As prescribed, the umpires met at home plate at 7 p.m. last night, were joined by Pirates bench coach Jim Lett carrying Jim Tracy's lineup card, and then by the manager of the mathematical and authentic best team in baseball, Jim Leyland.

If the big walk-up crowd still settling into its seats noticed, it was not apparent, and maybe too many years and way, way too many losses have gone to the archives for this exasperated city to make any fuss for the last manager to lead its sorry baseball franchise into the postseason.

"These people are Pittsburghers," Leyland said at the start of an evident three-game weekend mismatch. "They're loyal and they want to win. A lot of them are my friends. They might wish me luck this weekend, but, from the bottom of their hearts, you know the bastards don't mean it."

The expanded nest of media jammed into the visiting manager's office broke into chuckles, but Leyland's enduring affection for Pittsburgh couldn't be laughed off even with a splash of the old skipper's salty rhetoric.

"I left tickets for guys who are probably going to be pullin' for the Pirates," he said, "and probably be booin' me, too."

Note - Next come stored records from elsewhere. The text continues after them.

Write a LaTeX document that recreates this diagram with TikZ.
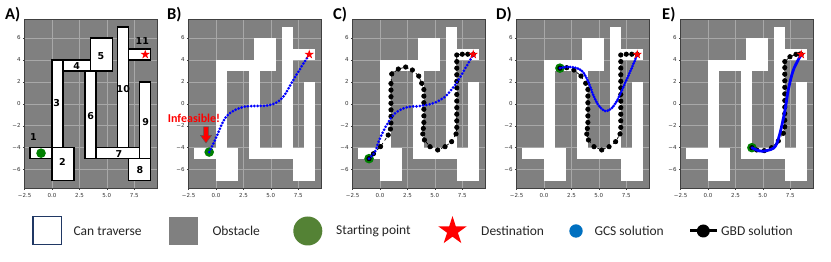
\documentclass[tikz,border=0pt]{standalone}
\usepackage{fontspec}
\setmainfont{Carlito}
\newfontfamily\djv{DejaVu Sans}
\usetikzlibrary{shapes.geometric}
\definecolor{axgray}{HTML}{808080}
\definecolor{gridc}{HTML}{A8A8A8}
\definecolor{navyb}{HTML}{203864}
\definecolor{lgreen}{HTML}{548235}
\definecolor{lblue}{HTML}{0070C0}
\definecolor{mgreen}{HTML}{008000}
\definecolor{gcsblue}{HTML}{0000FF}
\tikzset{
  panelsc/.style={x=10.97pt,y=10.97pt},
  gridline/.style={draw=gridc,line width=0.5pt},
  spine/.style={draw=black!75,line width=0.5pt},
  tickmk/.style={draw=black!75,line width=0.4pt},
  xtick/.style={font=\djv\fontsize{5.5}{6}\selectfont,text=black!80,inner sep=0pt,anchor=north,yshift=-5pt},
  ytick/.style={font=\djv\fontsize{5.5}{6}\selectfont,text=black!80,inner sep=0pt,anchor=east,xshift=-3.3pt},
  arect/.style={fill=white,draw=black,line width=1.3pt},
  frect/.style={fill=white},
  numlab/.style={font=\djv\bfseries\fontsize{9.5}{10}\selectfont,inner sep=0pt},
  startpt/.style={fill=mgreen},
  smallstar/.style={star,star points=5,star point ratio=2.618,fill=red,inner sep=0pt,minimum size=9.8pt},
  letterlab/.style={font=\bfseries\fontsize{16.5}{18}\selectfont,inner sep=0pt,anchor=base west},
  bluedots/.style={draw=gcsblue,line width=3pt,line cap=round,dash pattern=on 0pt off #1},
  gbdline/.style={draw=black,dashed,line width=0.7pt},
  legtext/.style={font=\fontsize{13.5}{15}\selectfont,text=black!85,inner sep=0pt,anchor=west},
}
\newcommand\mkaxbg{%
  \fill[axgray] (-2.55,-7.7) rectangle (9.55,7.7);
  \foreach \x in {-2.5,0,2.5,5,7.5} {\draw[gridline] (\x,-7.7) -- (\x,7.7);}
  \foreach \y in {-6,-4,-2,0,2,4,6} {\draw[gridline] (-2.55,\y) -- (9.55,\y);}
}
\newcommand\mkfree[1]{%
  \foreach \a/\b/\c/\d in {-2/-5/0/-4,0/-7/2/-4,0/-4/1/4,1/3/3.5/4,3.5/3/5.5/6,3/-5/4/3,4/-5/8/-4,7/-7/9/-5,8/-5/9/2,6/-4/7/7,7/4/9/5}{\path[#1] (\a,\b) rectangle (\c,\d);}
}
\newcommand\mkaxfg[1]{%
  \draw[spine] (-2.55,-7.7) rectangle (9.55,7.7);
  \foreach \x/\t [count=\i] in {-2.5/−2.5,0/0.0,2.5/2.5,5/5.0,7.5/7.5}{
    \draw[tickmk] (\x,-7.7) -- ++(0,-1.5pt);
    \node[xtick] (#1-xt\i) at (\x,-7.7) {\t};}
  \foreach \y/\t [count=\i] in {-6/−6,-4/−4,-2/−2,0/0,2/2,4/4,6/6}{
    \draw[tickmk] (-2.55,\y) -- ++(-1.5pt,0);
    \node[ytick] (#1-yt\i) at (-2.55,\y) {\t};}
}
\begin{document}
\begin{tikzpicture}
\useasboundingbox (0,0) rectangle (831pt,262pt);
\fill[white] (0,0) rectangle (831pt,262pt);

% panel letters
\node[letterlab] (LA) at (5pt,242.5pt) {A)};
\node[letterlab] (LB) at (167pt,242.5pt) {B)};
\node[letterlab] (LC) at (333pt,242.5pt) {C)};
\node[letterlab] (LD) at (496pt,242.5pt) {D)};
\node[letterlab] (LE) at (662pt,242.5pt) {E)};

% ---------- Panel A ----------
\begin{scope}[shift={(52pt,158.2pt)},panelsc]
  \mkaxbg
  \mkfree{arect}
  \mkaxfg{A}
  \node[numlab] (nA1) at (-1.7,-3.05) {1};
  \node[numlab] (nA2) at (0.94,-5.33) {2};
  \node[numlab] (nA3) at (0.43,0.05) {3};
  \node[numlab] (nA4) at (2.25,3.47) {4};
  \node[numlab] (nA5) at (4.47,4.38) {5};
  \node[numlab] (nA6) at (3.53,-1.11) {6};
  \node[numlab] (nA7) at (6.1,-4.58) {7};
  \node[numlab] (nA8) at (8.02,-6.03) {8};
  \node[numlab] (nA9) at (8.54,-1.63) {9};
  \node[numlab] (nA10) at (6.5,1.32) {10};
  \node[numlab] (nA11) at (8.23,5.75) {11};
  \fill[startpt] (-1,-4.5) circle (4.8pt);
  \node[smallstar] (starA) at (8.5,4.5) {};
\end{scope}

% ---------- Panel B ----------
\begin{scope}[shift={(216pt,158.2pt)},panelsc]
  \mkaxbg
  \mkfree{frect}
  \mkaxfg{B}
  \fill[startpt] (-0.62,-4.4) circle (4.8pt);
  \draw[bluedots=3.2pt] plot[smooth,tension=0.55] coordinates {(-0.62,-4.4) (-0.09,-3.3) (0.82,-1.32) (1.73,-0.57) (2.64,-0.26) (3.6,-0.2) (4.47,-0.18) (5.38,0.05) (6.14,0.65) (7.05,2.17) (7.8,3.4) (8.5,4.5)};
  \node[smallstar] (starB) at (8.5,4.5) {};
\end{scope}
\node[font=\bfseries\fontsize{12}{14}\selectfont,text=red,inner sep=0pt] (infeas) at (194pt,144pt) {Infeasible!};
\filldraw[fill=red,draw=black!65,line width=0.5pt] (203.5pt,135pt) -- (208.5pt,135pt) -- (208.5pt,126.5pt) -- (211.5pt,126.5pt) -- (206pt,119pt) -- (200.5pt,126.5pt) -- (203.5pt,126.5pt) -- cycle;

% ---------- Panel C ----------
\begin{scope}[shift={(380pt,158.2pt)},panelsc]
  \mkaxbg
  \mkfree{frect}
  \mkaxfg{C}
  \fill[startpt] (-1,-5) circle (4.8pt);
  \draw[gbdline] plot[mark=*,mark size=2.2pt,mark options={solid,fill=black}] coordinates {(-1,-5) (-0.6,-4.55) (0.05,-3.9) (0.75,-2.85) (0.95,-2.3) (1,-1.75) (1,-1.15) (1,-0.55) (1,0.05) (1,0.65) (1,1.25) (1,1.85) (1.07,2.72) (1.67,3.17) (2.34,3.35) (2.95,3.08) (3.53,2.53) (3.8,1.87) (4,1.3) (4,0.7) (4,0.1) (4,-0.5) (4,-1.1) (4,-1.7) (3.95,-2.25) (3.9,-2.75) (4.05,-3.3) (4.56,-3.91) (5.26,-4.21) (5.93,-3.91) (6.53,-3.45) (6.93,-2.75) (7,-2.15) (7,-1.55) (7,-0.95) (7,-0.35) (7,0.25) (7,0.85) (7,1.45) (7,2.05) (7,2.65) (7,3.25) (7,3.85) (7,4.45) (7.5,4.52) (8,4.52) (8.5,4.5)};
  \draw[bluedots=3.3pt] plot[smooth,tension=0.55] coordinates {(-1,-5) (-0.46,-4.37) (0,-3.15) (0.61,-1.93) (1.37,-0.87) (2.43,-0.32) (3.65,-0.2) (4.86,0.05) (5.93,0.65) (6.84,1.71) (7.6,2.93) (8.5,4.5)};
  \node[smallstar] (starC) at (8.5,4.5) {};
\end{scope}

% ---------- Panel D ----------
\begin{scope}[shift={(544pt,158.2pt)},panelsc]
  \mkaxbg
  \mkfree{frect}
  \mkaxfg{D}
  \fill[startpt] (1.45,3.25) circle (4.8pt);
  \draw[gbdline] plot[mark=*,mark size=2.2pt,mark options={solid,fill=black}] coordinates {(1.45,3.25) (2.07,3.29) (2.73,3.08) (3.37,2.53) (3.8,1.87) (4,1.3) (4,0.7) (4,0.1) (4,-0.5) (4,-1.1) (4,-1.7) (3.95,-2.25) (3.9,-2.75) (4.05,-3.3) (4.56,-3.91) (5.26,-4.21) (5.93,-3.91) (6.53,-3.45) (6.93,-2.75) (7,-2.15) (7,-1.55) (7,-0.95) (7,-0.35) (7,0.25) (7,0.85) (7,1.45) (7,2.05) (7,2.65) (7,3.25) (7,3.85) (7,4.45) (7.5,4.52) (8,4.52) (8.5,4.5)};
  \draw[bluedots=2.6pt] plot[smooth,tension=0.55] coordinates {(1.45,3.25) (2.0,3.35) (2.67,3.33) (3.44,3.02) (4.04,2.01) (4.49,0.8) (4.95,-0.11) (5.56,-0.66) (6.17,-0.41) (6.77,0.5) (7.38,1.87) (7.99,3.24) (8.5,4.5)};
  \node[smallstar] (starD) at (8.5,4.5) {};
\end{scope}

% ---------- Panel E ----------
\begin{scope}[shift={(708pt,158.2pt)},panelsc]
  \mkaxbg
  \mkfree{frect}
  \mkaxfg{E}
  \fill[startpt] (4,-4) circle (4.8pt);
  \draw[gbdline] plot[mark=*,mark size=2.2pt,mark options={solid,fill=black}] coordinates {(4,-4) (4.44,-4.21) (5.13,-4.27) (5.8,-4.0) (6.41,-3.39) (6.87,-2.69) (7,-2.1) (7,-1.5) (7,-0.9) (7,-0.3) (7,0.3) (7,0.9) (7,1.5) (7,2.1) (7,2.7) (7,3.3) (7,3.85) (7.47,4.29) (8.02,4.51) (8.39,4.54) (8.5,4.5)};
  \draw[gcsblue,line width=2.8pt,line cap=round] plot[smooth,tension=0.55] coordinates {(4,-4) (4.7,-4.3) (5.35,-4.27) (6.11,-3.91) (6.56,-2.69) (7.02,-0.57) (7.32,1.26) (7.78,3.08) (8.5,4.5)};
  \node[smallstar] (starE) at (8.5,4.5) {};
\end{scope}

% ---------- Legend ----------
\draw[navyb,line width=1.4pt,fill=white] (33pt,17.4pt) rectangle (61.6pt,45.3pt);
\node[legtext] (t1) at (73.3pt,31pt) {Can traverse};
\fill[axgray] (169.3pt,17pt) rectangle (197.7pt,45.3pt);
\node[legtext] (t2) at (212.3pt,31pt) {Obstacle};
\node[circle,fill=lgreen,inner sep=0pt,minimum size=29pt] (g1) at (307.8pt,31pt) {};
\node[legtext] (t3) at (336pt,31pt) {Starting point};
\node[star,star points=5,star point ratio=2.618,fill=red,inner sep=0pt,minimum size=29.8pt] (s1) at (452.5pt,31pt) {};
\node[legtext] (t4) at (481pt,31pt) {Destination};
\node[circle,fill=lblue,inner sep=0pt,minimum size=13.4pt] (b1) at (576pt,31pt) {};
\node[legtext] (t5) at (594.3pt,31pt) {GCS solution};
\coordinate (k0) at (690pt,31pt);
\coordinate (k1) at (716.7pt,31pt);
\draw[black,line width=3pt] (k0) -- (k1);
\node[circle,fill=black,inner sep=0pt,minimum size=13pt] (k2) at (703.3pt,31pt) {};
\node[legtext] (t6) at (721pt,31pt) {GBD solution};
\end{tikzpicture}
\end{document}
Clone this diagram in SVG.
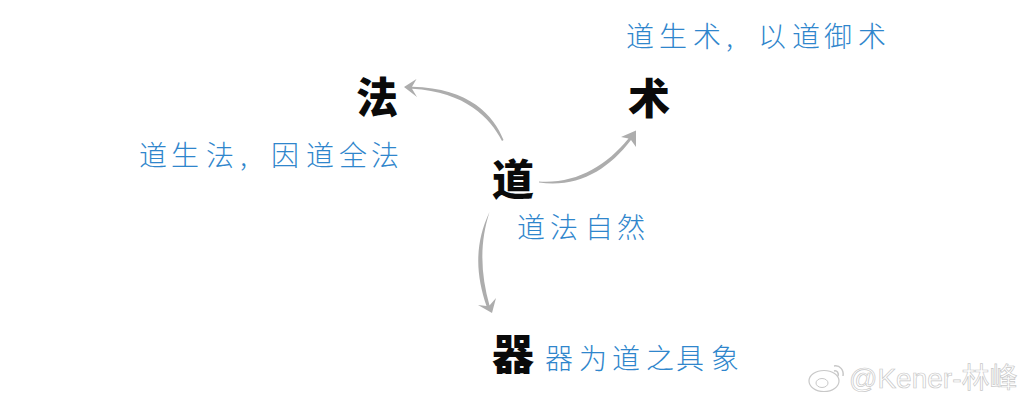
<svg xmlns="http://www.w3.org/2000/svg" width="1024" height="404" viewBox="0 0 1024 404">
<style>
.big{font-family:"Noto Sans CJK SC","Noto Sans CJK JP",sans-serif;font-size:42px;font-weight:900;fill:#0a0a0a}
.note{font-family:"Noto Sans CJK SC","Noto Sans CJK JP",sans-serif;font-size:28px;font-weight:200;fill:#2f86cc}
.arrow{fill:#adadad}
.mark{font-family:"Liberation Sans","Noto Sans CJK SC",sans-serif;font-size:28px;fill:#fff;stroke:#c8c8c8;stroke-width:.7}
</style>
<rect width="1024" height="404" fill="#fff"/>
<g id="connectors">
<path class="arrow" d="M503.500 140C494 116 470 88 412 86.800L416.500 79L404 87L417 97L412 88.800C466 92 490 118 502 141Z"/>
<path class="arrow" d="M539 181.500C576 184 606 166 628.500 138.500L621 137L636 130.500L636 147L631 140C608 170 578 188 539 182.500Z"/>
<path class="arrow" d="M489.500 212C474 245 476 275 486.500 306L478 305L492 313L496 298L489.500 305.500C481 275 479 245 489.500 212Z"/>
</g>
<g id="node-fa"><text class="big" x="356" y="113">法</text></g>
<g id="node-shu"><text class="big" x="628" y="114">术</text></g>
<g id="node-dao"><text class="big" x="492" y="195">道</text></g>
<g id="node-qi"><text class="big" x="492" y="370">器</text></g>
<g id="note-shu"><text class="note" x="626 659 693 726 758 792 824 858" y="47">道生术,以道御术</text></g>
<g id="note-fa"><text class="note" x="139 171 206 240 271 306 339 371" y="166">道生法,因道全法</text></g>
<g id="note-dao"><text class="note" x="517 550 585 617" y="238">道法自然</text></g>
<g id="note-qi"><text class="note" x="545 579 612 646 676 711" y="369">器为道之具象</text></g>
<g id="watermark">
<ellipse cx="824" cy="381" rx="15" ry="10.500" fill="#fff" stroke="#c8c8c8" stroke-width="1.200"/>
<ellipse cx="822" cy="383" rx="6" ry="4.500" fill="#fff" stroke="#c8c8c8"/>
<path d="M834 366C840 365 844 370 843 376M834 371C837 370 839 373 838 376" fill="none" stroke="#c8c8c8" stroke-width="1.500"/>
<text class="mark" x="849" y="388">@Kener-林峰</text>
</g>
</svg>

No one on the banks of the Allegheny these days is in any mood for the what-if game, and Leyland fit right in last night, eschewing any discussion of the poor little Pirates, saying he had all he could handle with these Tigers by the tail. Sure, he was available briefly last fall while Pete Mackanin was vacuuming Lloyd McClendon's just-vacated office, and, sure, he seemed a logical choice to some, if not to Dave Littlefield, but it wouldn't have worked.

Leyland hasn't the patience or the inclination to manage Ground Zero's team, which is essentially where the Pirates remain as far as payroll is concerned. At least by the time Detroit jumped to satisfy his lust to manage again after six seasons as a scout, the Tigers had reacted to consecutive seasons as the worst team in baseball by committing the required enormous sums to key free agents like Magglio Ordonez and Kenny Rogers.

With the Nutting-ventured, Nutting-gained Pirates, that wasn't and apparently isn't going to happen.

To say it all worked out beautifully for Leyland and nightmarishly for Tracy is much more oversimplification than understatement. The best thing that's happened to the guy who won three division titles and a World Series in the 1990s is not the American League Central-leading 54 victories the Tigers brought into the weekend, it's the vital realization that after burning out at this job during a Rocky Mountain low in 1999, he legitimately enjoys it again.

"I'm having fun because I'm into it; I'm a wild man again," he said. "I'm putting fires out, doing the things that have to be done. And that makes me feel better than anything. I don't talk to the team about winning. I talk to them about preparing to win. What I say to them is, 'play like you're in first [place], and prepare like you're in second.

"But, from a personal standpoint, I just know I'm really into it, and, if I wasn't, that would be a major disappointment."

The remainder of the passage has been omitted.